**TO DO**
Pick out every line with the word "React" and copy it.

-- begin PROVIDED DATA --

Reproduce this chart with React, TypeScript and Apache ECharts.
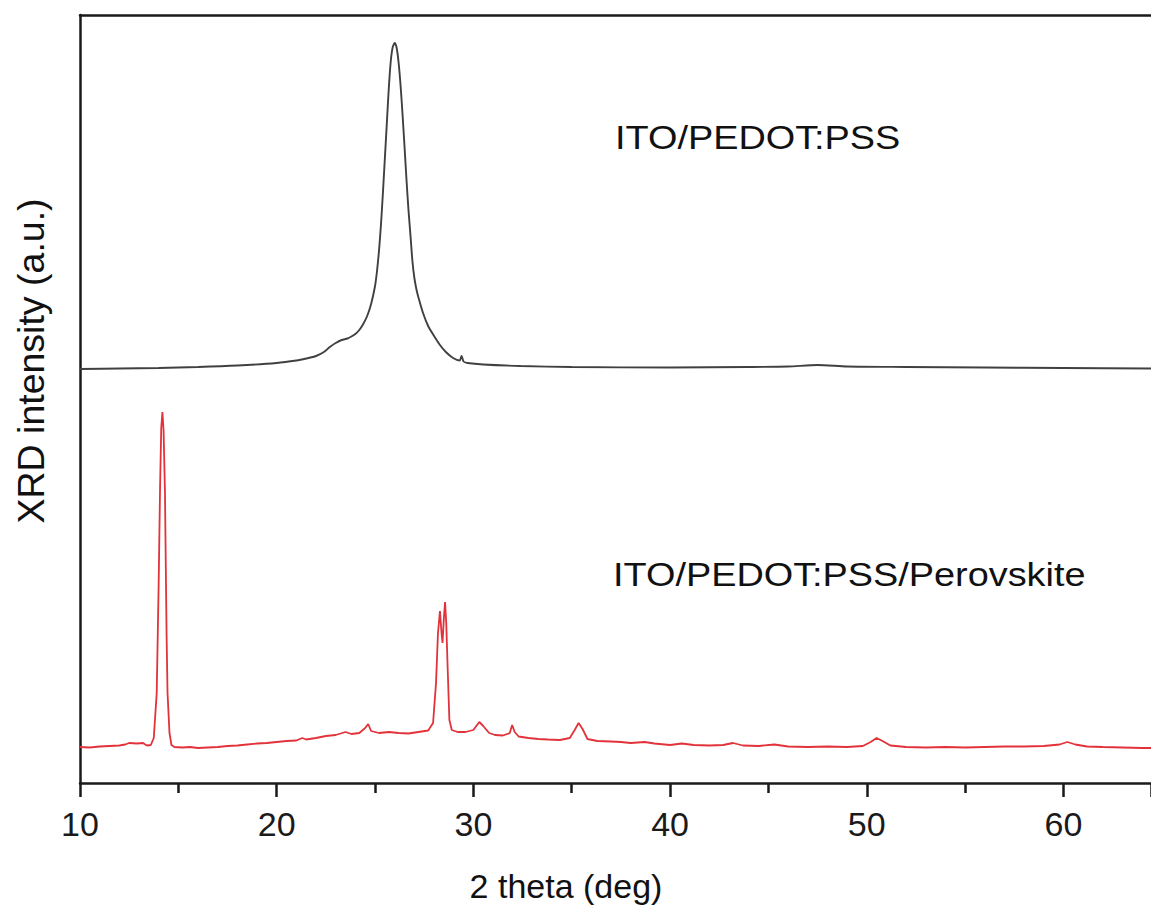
import React, { useEffect, useRef } from "react";
import * as echarts from "echarts";

// 2θ (deg) and intensity (a.u., vertical offset of the stacked pattern included)
const blackTheta = [10, 12, 14, 16, 18, 20, 21, 21.5, 22.0, 22.4, 22.7, 23.0, 23.3, 23.6, 23.8, 24.0, 24.2, 24.4, 24.6, 24.8, 25.0, 25.1, 25.2, 25.3, 25.4, 25.5, 25.6, 25.7, 25.8, 25.9, 26.0, 26.1, 26.2, 26.3, 26.4, 26.5, 26.6, 26.7, 26.8, 26.9, 27.0, 27.1, 27.2, 27.44, 27.7, 28.0, 28.3, 28.6, 28.97, 29.3, 29.4, 29.5, 29.7, 30.5, 32.4, 35, 40, 44, 46, 47.5, 49, 52, 56, 60, 64.45];
const blackValues = [414, 414.5, 415, 416, 417.5, 420, 422.5, 424.5, 427, 431, 436, 440, 443, 444.5, 446.5, 449, 453, 459, 467, 479, 497, 512, 532, 558, 590, 625, 660, 695, 722, 736, 740, 735, 720, 697, 668, 636, 603, 573, 548, 522, 505, 494, 486, 470, 457, 447, 438, 431, 425, 422.5, 427, 421.5, 420, 418.5, 417, 416, 415.5, 416, 416.5, 418, 416.5, 416, 415.5, 415, 414.5];

const redTheta = [10, 10.5, 11, 11.5, 12, 12.3, 12.5, 12.9, 13.2, 13.4, 13.6, 13.75, 13.9, 14.0, 14.07, 14.13, 14.19, 14.25, 14.32, 14.4, 14.45, 14.55, 14.65, 14.8, 15.2, 15.6, 16, 16.5, 17, 17.5, 18, 18.5, 19, 19.5, 20, 20.5, 21, 21.3, 21.5, 22, 22.5, 23, 23.5, 23.8, 24.2, 24.5, 24.65, 24.8, 25.2, 25.7, 26.2, 26.7, 27.2, 27.7, 27.95, 28.1, 28.2, 28.3, 28.38, 28.43, 28.5, 28.56, 28.62, 28.7, 28.78, 28.9, 29.2, 29.6, 30.0, 30.3, 30.5, 30.8, 31.1, 31.5, 31.85, 31.97, 32.1, 32.3, 32.8, 33.3, 33.8, 34.4, 34.9, 35.15, 35.35, 35.55, 35.8, 36.3, 37, 37.5, 38, 38.7, 39.2, 40, 40.6, 41.2, 42, 42.7, 43.2, 43.7, 44.5, 45.3, 46, 47, 48, 49, 49.8, 50.2, 50.5, 50.8, 51.2, 52, 53, 54, 55, 56, 57, 58, 59, 59.8, 60.2, 60.6, 61.2, 62, 63, 64, 64.45];
const redValues = [36, 35.5, 36.5, 37, 37.5, 38.5, 40, 39.5, 40, 37.5, 38, 45, 90, 200, 295, 355, 371, 352, 290, 150, 90, 50, 38, 36, 35.5, 36, 35, 35.5, 36, 37, 37.5, 38.5, 39.5, 40, 41, 42, 42.5, 45, 43.5, 45, 47, 48, 51, 49, 50, 55, 59, 52, 50, 51, 50, 49.5, 51, 52.5, 60, 100, 150, 172, 150, 140, 165, 181, 160, 110, 63, 53, 51, 51, 53, 61, 57, 50, 48, 47.5, 50, 58, 51, 46.5, 45, 44, 43.5, 43, 45, 53, 60, 54, 44, 42, 41.5, 41, 40, 41, 39.5, 38, 39.5, 38, 37.5, 38, 40, 37.5, 37, 38.5, 36.5, 36, 36.5, 36, 37, 41, 45, 42, 37.5, 36, 35.5, 36, 35.5, 36, 36.5, 36.5, 37, 38.5, 41, 38.5, 36.5, 36, 35.5, 35, 35];

const xTickLabels = ["10", "20", "30", "40", "50", "60"];
const seriesNames = ["ITO/PEDOT:PSS", "ITO/PEDOT:PSS/Perovskite"];
const xTitle = "2 theta (deg)";
const yTitle = "XRD intensity (a.u.)";

const FONT = "'Liberation Sans', Arial, Helvetica, sans-serif";
const AXIS = "#1a1a1a";
const X_MIN = 10;
const X_MAX = 64.45; // the original frame is cut off at the right edge

export default function App() {
  const ref = useRef<HTMLDivElement>(null);
  useEffect(() => {
    if (!ref.current) return;
    const chart = echarts.init(ref.current, null, { renderer: "svg" });
    const black = blackTheta.map((t, i) => [t, blackValues[i]]);
    const red = redTheta.map((t, i) => [t, redValues[i]]);
    chart.setOption({
      animation: false,
      backgroundColor: "#ffffff",
      grid: { left: 80, top: 15, right: 0, bottom: 132, show: false },
      xAxis: [
        {
          type: "value",
          min: X_MIN,
          max: X_MAX,
          interval: 10,
          axisLine: { show: true, onZero: false, lineStyle: { color: AXIS, width: 2.5 } },
          axisTick: { show: true, inside: false, length: 14, lineStyle: { color: AXIS, width: 2.5 } },
          minorTick: { show: true, splitNumber: 2, length: 10, lineStyle: { color: AXIS, width: 2.5 } },
          splitLine: { show: false },
          axisLabel: {
            margin: 24,
            fontSize: 34,
            color: AXIS,
            fontFamily: FONT,
            showMaxLabel: false,
            formatter: (v: number) => (xTickLabels.includes(String(v)) ? String(v) : ""),
          },
        },
        {
          type: "value",
          position: "top",
          min: X_MIN,
          max: X_MAX,
          interval: 10,
          axisLine: { show: true, onZero: false, lineStyle: { color: AXIS, width: 2.5 } },
          axisTick: { show: false },
          axisLabel: { show: false },
          splitLine: { show: false },
        },
      ],
      yAxis: {
        type: "value",
        min: 0,
        max: 768,
        axisLine: { show: true, onZero: false, lineStyle: { color: AXIS, width: 2.5 } },
        axisTick: { show: false },
        axisLabel: { show: false },
        splitLine: { show: false },
      },
      series: [
        {
          name: seriesNames[0],
          type: "line",
          xAxisIndex: 0,
          data: black,
          showSymbol: false,
          symbol: "none",
          smooth: 0.25,
          lineStyle: { color: "#404040", width: 1.9 },
        },
        {
          name: seriesNames[1],
          type: "line",
          xAxisIndex: 0,
          data: red,
          showSymbol: false,
          symbol: "none",
          smooth: false,
          lineStyle: { color: "#e2323a", width: 1.8 },
        },
      ],
      graphic: [
        {
          type: "text",
          x: 615,
          y: 137,
          scaleX: 1.165,
          style: { text: seriesNames[0], fontSize: 32.5, fontFamily: FONT, fill: "#111", align: "left", verticalAlign: "middle" },
        },
        {
          type: "text",
          x: 613,
          y: 574,
          scaleX: 1.165,
          style: { text: seriesNames[1], fontSize: 32.5, fontFamily: FONT, fill: "#111", align: "left", verticalAlign: "middle" },
        },
        {
          type: "text",
          x: 566,
          y: 886,
          style: { text: xTitle, fontSize: 34, fontFamily: FONT, fill: "#111", align: "center", verticalAlign: "middle" },
        },
        {
          type: "text",
          x: 31,
          y: 361,
          rotation: Math.PI / 2,
          style: { text: yTitle, fontSize: 37.5, fontFamily: FONT, fill: "#111", align: "center", verticalAlign: "middle" },
        },
      ],
    });
    return () => chart.dispose();
  }, []);
  return <div ref={ref} style={{ position: "absolute", left: 0, top: 0, width: 1151, height: 915 }} />;
}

-- end PROVIDED DATA --

**RESPONSE TO THE TASK**
Reproduce this chart with React, TypeScript and Apache ECharts.
import React, { useEffect, useRef } from "react";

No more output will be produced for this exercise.